HBO's JustInTime.com To Close


JustInTime.com launched in late 2006 and was a collaberative project of AOL and HBO. The site featured original streaming video content, plus material repurposed from HBO's various comedy properties. The site ran advertising placed by Advertising.com, and AOL subsidiary.

What went wrong? Well, without access to any inside information I'll offer the following:
  1. JustInTime.com's content was funny, but humor is a commodity on the Web. If you're looking for funny, this is the place. In fact, it's almost impossible to find anything that's not funny on the Web. The whole frickin' place is a funhouse. Why add to the surplus?

  2. JustInTime spent a lot of money hiring talent, including Amanda Congdon, Dane Cook, and others. Comedians demand to be paid up-front, in cash, and aren't going to settle for rev share agreements or "viral exposure" as payment. This meant that JustInTime had to spent thousands of dollars -- maybe six or even seven figures -- before it even launched.

  3. Was this site heavily promoted via offline channels? I don't own a television so I can't tell you. But only consistent promotion can drive eyeballs to the Web. I'd bet that there were many opportunities for promotion which weren't fully exploited.

  4. Standard-rate CPM or CPC advertising will never be able to earn enough to dig a site out of the hole dug by high talent upfront payments. JustInTime.com had advertising pasted into every available spot on its pages, but whatever it made was less than what it needed to survive. This advertising doesn't appear to be targeted toward the content of the video. It looks like low CPM, RON junk to me, in fact a lot of slots appear to run house-ads for other HBO properties. This is no way to run an ad-supported Web site.

  5. The site never caught on with users. To its credit, it did allow users to embed and forward its video content, but it seems that few did.

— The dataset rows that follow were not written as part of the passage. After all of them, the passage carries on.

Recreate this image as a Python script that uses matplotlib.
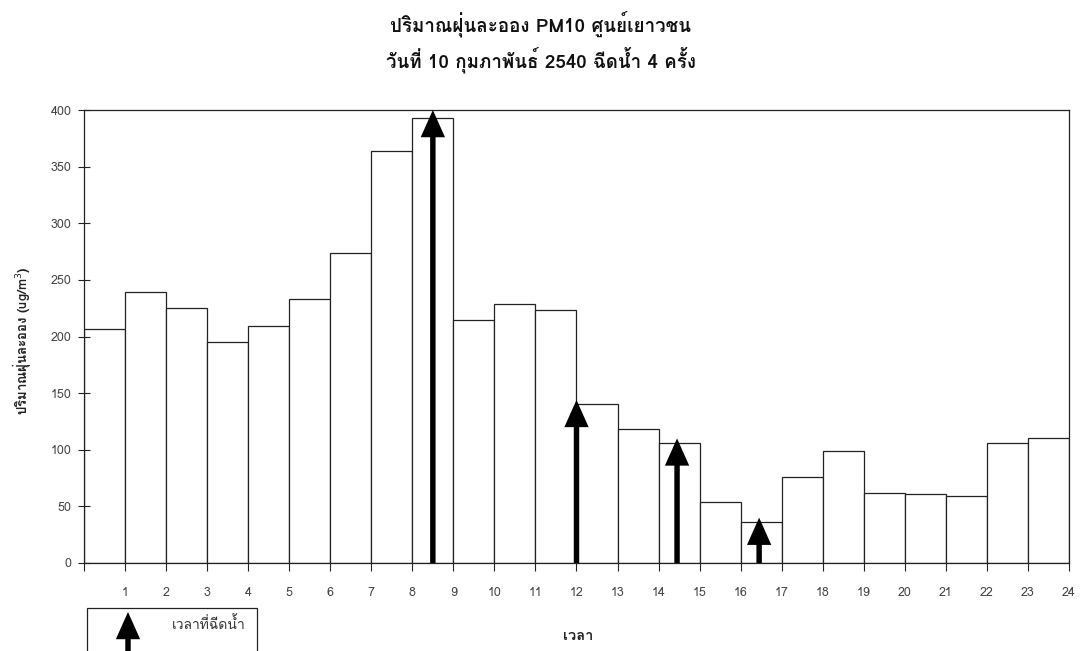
import matplotlib
matplotlib.use("Agg")
import matplotlib.pyplot as plt
from matplotlib import font_manager
from matplotlib.ft2font import FT2Font
from matplotlib.patches import Rectangle, FancyArrowPatch

# PM10 per hour (bar i covers hour i-1 .. i)
hours = list(range(1, 25))
pm10 = [207, 239, 225, 195, 209, 233, 274, 364, 393, 215, 229, 223,
        140, 118, 106, 54, 36, 76, 99, 62, 61, 59, 106, 110]

# times water was sprayed, and the arrow height
spray_time = [8.5, 12, 14.45, 16.45]
spray_tip = [400, 144, 110, 40]

title = "ปริมาณฝุ่นละออง PM10 ศูนย์เยาวชน\nวันที่ 10 กุมภาพันธ์ 2540 ฉีดน้ำ 4 ครั้ง"
ylabel = "ปริมาณฝุ่นละออง (ug/m$^3$)"
xlabel = "เวลา"
legend_text = "เวลาที่ฉีดน้ำ"


def thai_font():
    names = []
    for f in font_manager.fontManager.ttflist:
        try:
            if 0x0E01 in FT2Font(f.fname).get_charmap():
                names.append(f.name)
        except Exception:
            pass
    if "Loma" in names:
        return "Loma"
    return names[0] if names else "DejaVu Sans"


plt.rcParams['font.family'] = [thai_font(), 'DejaVu Sans']

fig = plt.figure(figsize=(10.81, 6.51), dpi=100)
ax = fig.add_axes([0.0777, 0.1352, 0.9112, 0.6958])

ax.bar([h - 0.5 for h in hours], pm10, width=1.0, color="white",
       edgecolor="#222222", linewidth=0.9)

arrow_style = "simple,head_length=1.4,head_width=1.25,tail_width=0.28"
for x, tip in zip(spray_time, spray_tip):
    ax.annotate("", xy=(x, tip), xytext=(x, 0),
                arrowprops=dict(arrowstyle=arrow_style, mutation_scale=14,
                                fc="black", ec="none", shrinkA=0, shrinkB=0))

ax.set_xlim(0, 24)
ax.set_ylim(0, 400)
ax.set_xticks(range(0, 25))
ax.set_xticklabels([""] + [str(h) for h in hours])
ax.set_yticks(range(0, 401, 50))
ax.tick_params(axis="x", direction="out", length=6, width=0.8, pad=11,
               labelsize=9, labelcolor="#444444", color="#222222")
ax.tick_params(axis="y", direction="inout", length=8, width=0.8, pad=5,
               labelsize=9, labelcolor="#444444", color="#222222")
for s in ax.spines.values():
    s.set_linewidth(0.9)
    s.set_color("#222222")

ax.set_ylabel(ylabel, fontsize=9.5, fontweight="bold", color="#222222")
ax.yaxis.set_label_coords(-0.052, 0.49)
ax.set_xlabel(xlabel, fontsize=10.5, fontweight="bold", color="#222222")
ax.xaxis.set_label_coords(0.502, -0.146)

fig.text(0.5, 1 - 42 / 651, title, ha="center", va="center", fontsize=13.5,
         fontweight="bold", linespacing=1.45, color="#111111")

# hand-made legend box at bottom left, cut by the figure edge
fig.patches.append(Rectangle((87 / 1081, -0.05), 170 / 1081, 0.05 + 43 / 651,
                             transform=fig.transFigure, fill=False,
                             edgecolor="#222222", linewidth=0.9))
fig.patches.append(FancyArrowPatch((128 / 1081, -0.05), (128 / 1081, 1 - 612 / 651),
                                   transform=fig.transFigure,
                                   arrowstyle=arrow_style, mutation_scale=14,
                                   fc="black", ec="none", shrinkA=0, shrinkB=0))
fig.text(209 / 1081, 1 - 624 / 651, legend_text, ha="center", va="center",
         fontsize=10, color="#333333")

fig.savefig("out.png", dpi=100)
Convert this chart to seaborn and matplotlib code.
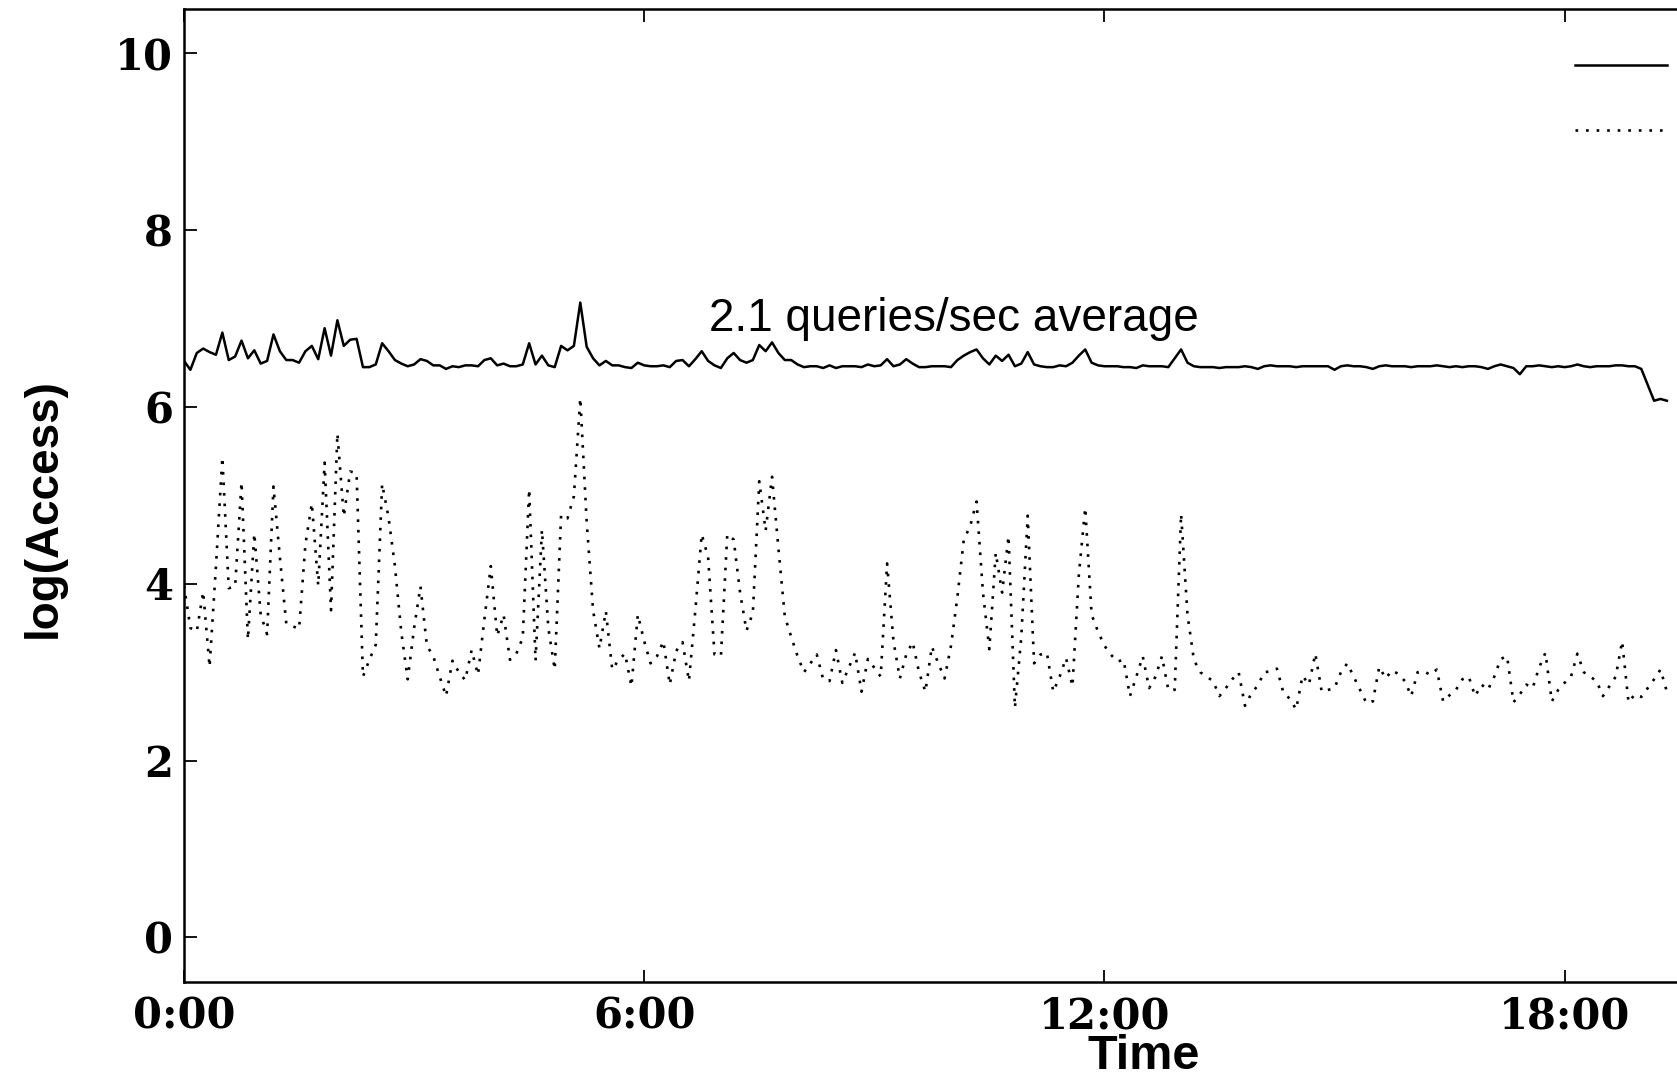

Its Blog format was the right choice, because it provided for frequent rotation of content, but it seems that nobody cared. According to Alexa, JustInTime's current traffic rank is 50,503. In comparison, the traffic rank for disobey.com (the site you're reading) is 122,763. You can't run a niche web site and pay talent at the same time and expect it to survive for long without a lot of traffic.
I'd like to think that Old Media will wake up one of these days and finally launch something that will endure, grow, and genuinely take advantage of the full potential of the Internet. But the more I view their failed efforts, the less confident I am that this will ever happen. JustInTime.com, it seems, is just another nail in the many now embedded in its coffin.